Baring ourselves and becoming more transparent is so difficult! I can't do it on my blog (or maybe I can't and just won't?). I'm far more comfortable with fluff! When I'm writing, the only time I really feel that I'm revealing my true Self is in my poetry.
With the amount of chatter we're constantly bombarded with in our modern lives, it's a wonder that any of us can find that quiet, still reflective voice within.
I agree, Mary, we are bombarded with so much that our inner voice, the voice of Spirit, is so easily drowned out. I think we owe it to ourselves to find that space and make that time – how can we grow otherwise? Sometimes I feel so tired when I’m in my morning meditation, but each time something new comes to me. It’s always worth that effort.
And I guess we need the Towers and Swords! My path has always been one of transformation, of growing closer to Source, and at times it feels like I can actually feel those fires of transformation! It’s like being in Ceridwen’s cauldron! But again, this is a process that I would not want to miss out on. The growing pains can hurt, but I do want to grow and I have learned that no matter how clever I may think I am, there’s no such thing as a shortcut!

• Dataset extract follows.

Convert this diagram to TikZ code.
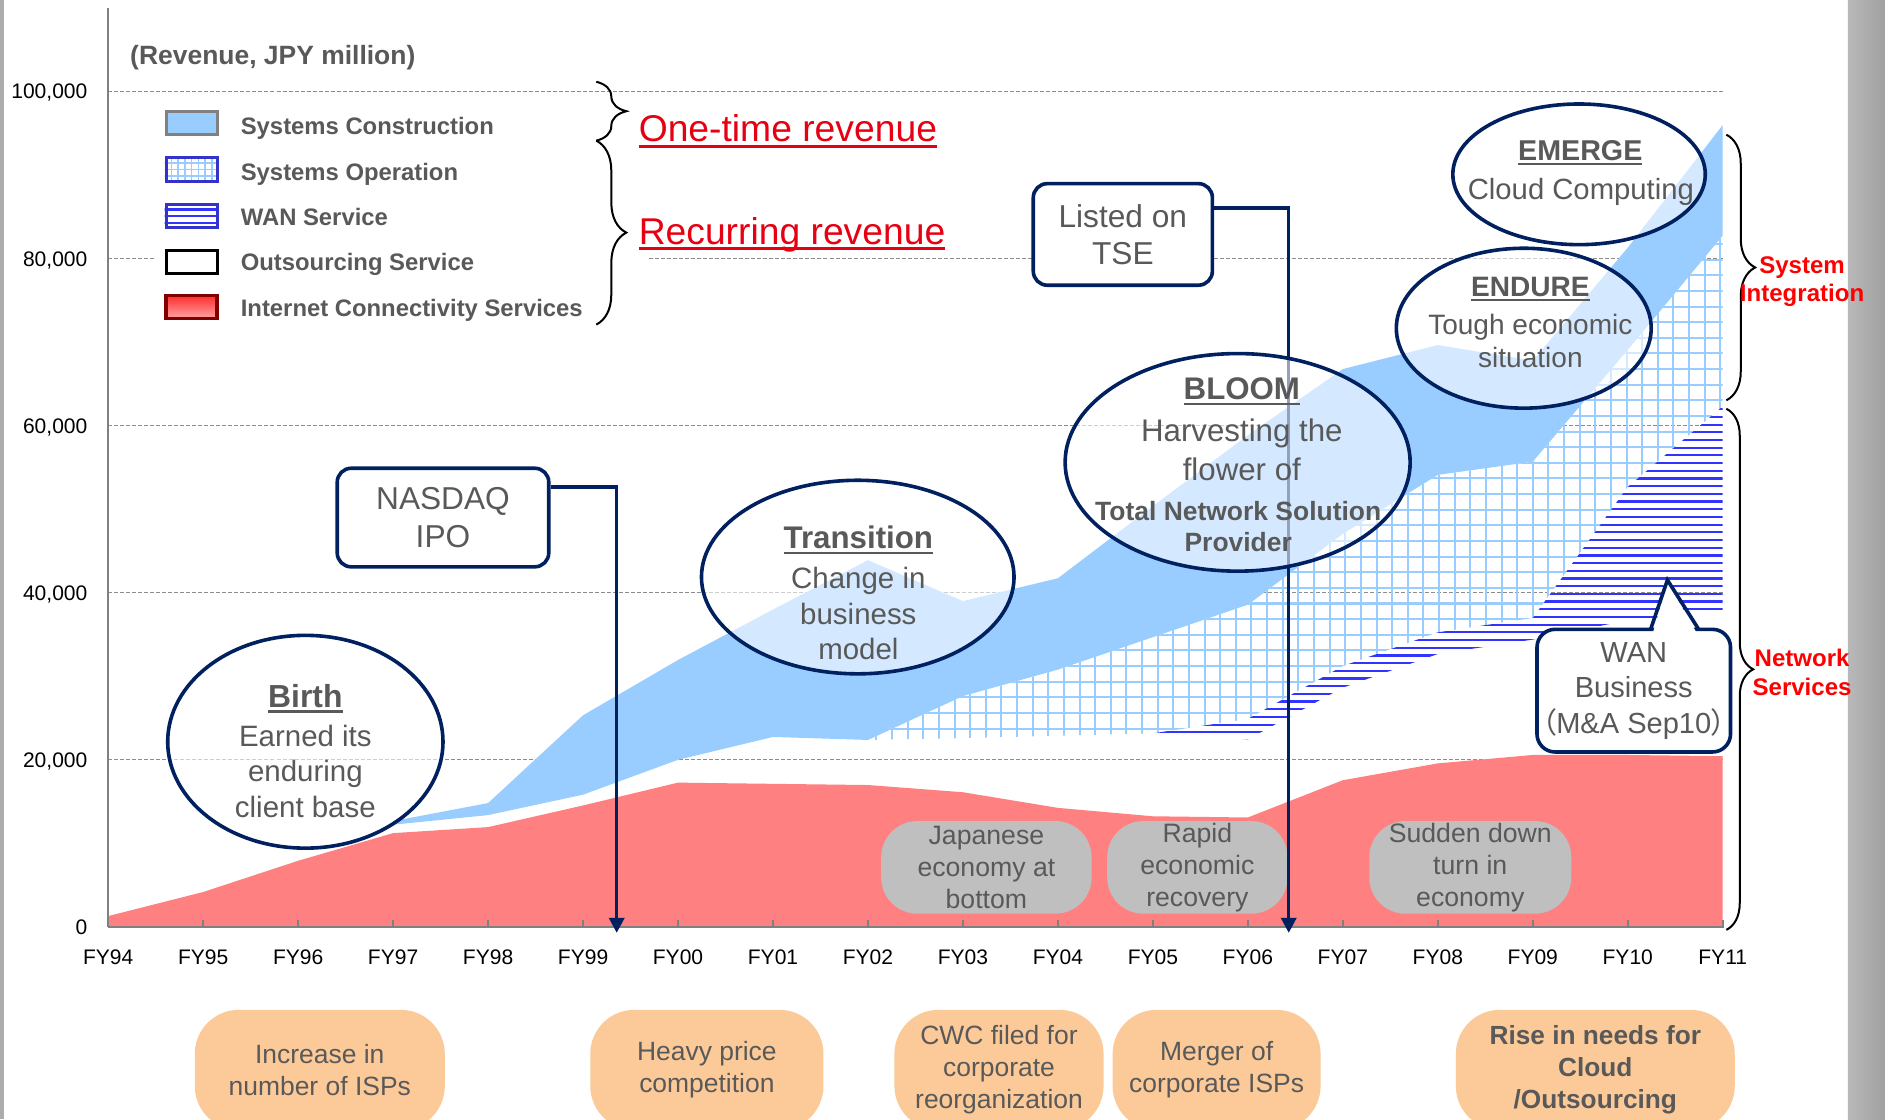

And poetry is a wonderful way of creative self expression, don’t knock it! You have a wonderful gift there.
The path of the priest/priestess although rewarding in so many ways is by no means an easy one is it? Times for deep introspection and seeing our shadow selves, working with that is a balancing act so it should be that it would come to you in your reading at the time of Equinox. Deity will show us just what we need to be shown even if we aren't so comfortable with it and perhaps that's the whole point, facing why it is we aren't comfortable with it.
I popped over here after posting my own blog about a dream and after reading your blog the timing of my dream and how I feel what I feel about it makes so much more sense!! Seems like facing our fears, our doubts and our true intentions is theme this equinox week? There really is a time and place for everything and the Deities seem to agree.
I absolutely love this : "just where that confidence is placed - is it in what I see as a growing ability, or is it in my relationship with Them." I want to ask people this now about themselves...
Yes, Priestessaura, it is a balancing act in the sense that I think part of my call as witch or magickal being, is to bring that balance into this material plane. You're also right about it being a timely reminder! I think the closer we get to Source, the more we see ourselves reflected and thus the work of transformation becomes more intense, as it were. So many times I have a feeling of 'being back at the drawing board' only to realise that this time around things are going deeper, and they need to be. My path is a living, dynamic, active path, so transformation, inner alchemy, will be a constant reality.
This is an exciting time for me. Things are really moving and I'll be posting about that in a day or so!
Andy,
You've given me much food for thought with this post. Of late, I have been faced with a few bumps in the road, and I have been thinking along the same lines as you have been in terms of "stepping into who I am" as you wrote, in order to deal with these issues in a way that will really resolve them rather than just postponing further conflict. Thanks so much for this thoughtful post.
On another topic, I want to thank you for letting me know that my blog has been difficult for you to read due to the color scheme. I hope you'll stop by again now that I've changed it up a bit and let me know what you think of the the new look.